Frigidity, in contrast, represents for Goldsmith "a deviation from propriety owing to the erroneous judgment of the writer, who, endeavoring to captivate the admiration with novelty, very often shocks the understanding with extravagance" (18). Davie makes the application of the antithesis explicit: the Romantic poets were mostly unchaste (although he finds cause later in the book to admire Shelley's "urbanity"), and whatever his many merits, no one could claim for Shakespeare that his poetry had the effect of "a valuable urbanity, a civilized moderation and elegance" (27). Likewise, the "prolific and unequal output" (28) of modern poets such as Hart Crane, Wallace Stevens, and Allen Tate is treated as "impure," in contrast the best poetry of Yeats and Eliot, while "minor modern poets on both sides of the Atlantic," such as Graves, Moore and Ransom, are described as having "employed successfully for their limited ends a personal diction deliberately impure, eccentric and mannered" (29).

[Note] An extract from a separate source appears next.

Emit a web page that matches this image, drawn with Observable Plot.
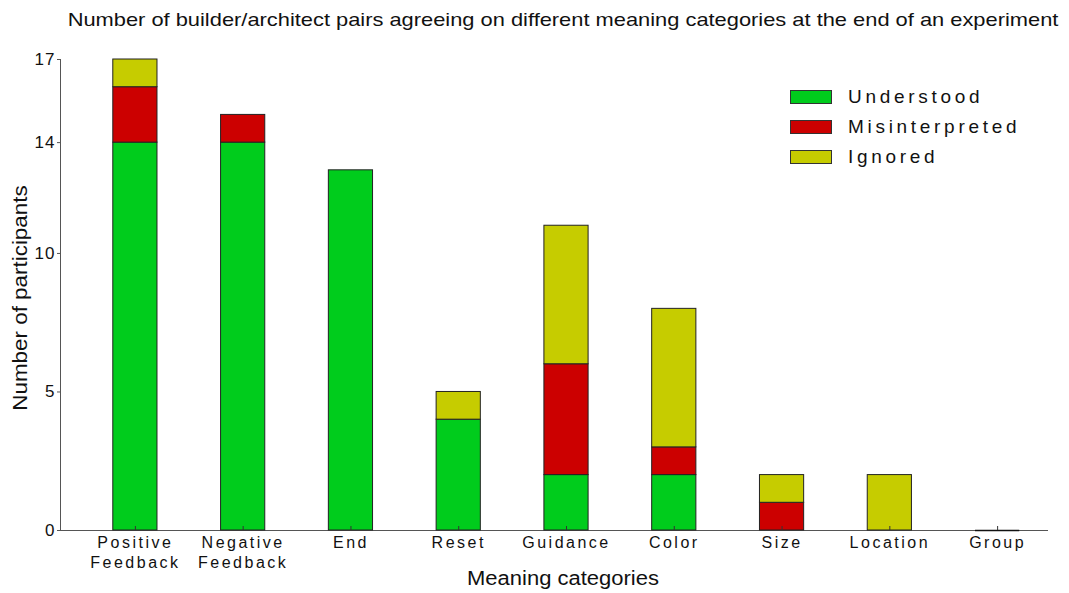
<!DOCTYPE html>
<html><head><meta charset="utf-8">
<script src="https://cdn.jsdelivr.net/npm/d3@7"></script>
<script src="https://cdn.jsdelivr.net/npm/@observablehq/plot@0.6"></script>
<style>
body{margin:0;background:#fff;font-family:"Liberation Sans",Arial,sans-serif;color:#111;}
#wrap{position:relative;width:1069px;height:593px;overflow:hidden;}
#title{position:absolute;top:9px;left:563px;transform:translateX(-50%) scaleX(1.15);font-size:19px;white-space:nowrap;}
#xlabel{position:absolute;top:567px;left:563px;transform:translateX(-50%) scaleX(1.1);font-size:20px;white-space:nowrap;}
#ylabel{position:absolute;left:20px;top:298px;transform:translate(-50%,-50%) rotate(-90deg) scaleX(1.12);font-size:20px;white-space:nowrap;}
#legend{position:absolute;left:790px;top:82px;}
.li{display:flex;align-items:center;height:30px;font-size:19px;letter-spacing:3.7px;}
.sw{width:40px;height:12px;border:1px solid #333;margin-right:16px;}
g[aria-label="x-axis tick label"] text{letter-spacing:2.5px;}
g[aria-label="y-axis tick label"] text{letter-spacing:1px;}
</style>
</head><body>
<div id="wrap">
<div id="title">Number of builder/architect pairs agreeing on different meaning categories at the end of an experiment</div>
<div id="xlabel">Meaning categories</div>
<div id="ylabel">Number of participants</div>
<div id="legend"></div>
</div>
<script>
const categories = ["Positive\nFeedback","Negative\nFeedback","End","Reset","Guidance","Color","Size","Location","Group"];
const series = ["Understood","Misinterpreted","Ignored"];
const colors = ["#00cc1c","#cc0000","#c6cc00"];
const understood =     [14,14,13,4,2,2,0,0,0];
const misinterpreted = [ 2, 1, 0,0,4,1,1,0,0];
const ignored =        [ 1, 0, 0,1,5,5,1,2,0];
const yTicks = [0,5,10,14,17];

const valuesBySeries = [understood, misinterpreted, ignored];
const rows = [];
series.forEach((s, si) => categories.forEach((c, ci) => rows.push({category: c, series: s, value: valuesBySeries[si][ci]})));
const emptyCats = categories.filter((c, ci) => valuesBySeries.every(v => v[ci] === 0));

const chart = Plot.plot({
  width: 1069, height: 593,
  marginLeft: 60, marginRight: 21, marginTop: 59, marginBottom: 63,
  style: {fontFamily: "Liberation Sans, Arial, sans-serif", fontSize: "16px", color: "#111", background: "transparent"},
  x: {domain: categories, range: [81, 1051], paddingInner: 0.59, paddingOuter: 0.295, round: false, label: null, axis: null},
  y: {domain: [0, 17], label: null, axis: null},
  color: {domain: series, range: colors},
  marks: [
    Plot.ruleY([0], {stroke: "#555"}),
    Plot.ruleX([null], {x: null, dx: -494, stroke: "#555"}),
    Plot.barY(rows, Plot.stackY({order: series, x: "category", y: "value", fill: "series", stroke: "#222", strokeWidth: 1})),
    Plot.tickY(emptyCats, {x: d => d, y: 0, stroke: "#111", strokeWidth: 1.5}),
    Plot.axisY({ticks: yTicks, tickSize: 3, tickPadding: 2, fontSize: 17, label: null, stroke: "#555"}),
    Plot.axisX({tickSize: -4, fill: "none", label: null, stroke: "#333"}),
    Plot.axisX({tickSize: 0, tickPadding: 3, fontSize: 16, lineHeight: 1.25, label: null})
  ]
});
document.getElementById("wrap").prepend(chart);
chart.style.position = "absolute"; chart.style.left = "0"; chart.style.top = "0";

const legend = document.getElementById("legend");
series.forEach((s, i) => {
  const d = document.createElement("div"); d.className = "li";
  d.innerHTML = `<div class="sw" style="background:${colors[i]}"></div><span>${s}</span>`;
  legend.appendChild(d);
});
</script>
</body></html>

What we have seen of the early poems of Ransom and Prince confirms Davie's point: that each chose to adopt a style that could be regarded as "unchaste." But where one might part company with Davie is in deciding if the "impure" necessarily sacrifices elegance. My short answer to that question foregrounds the interplay between semantic ellipsis and syntactic redundancy. Their combination fascinates, because it serves fresh, cognitive ends. It entitles such poets to claim that they thus give access to "the kind of knowledge by which we must know what we have arranged that we shall not know otherwise" (Ransom, The World's Body x).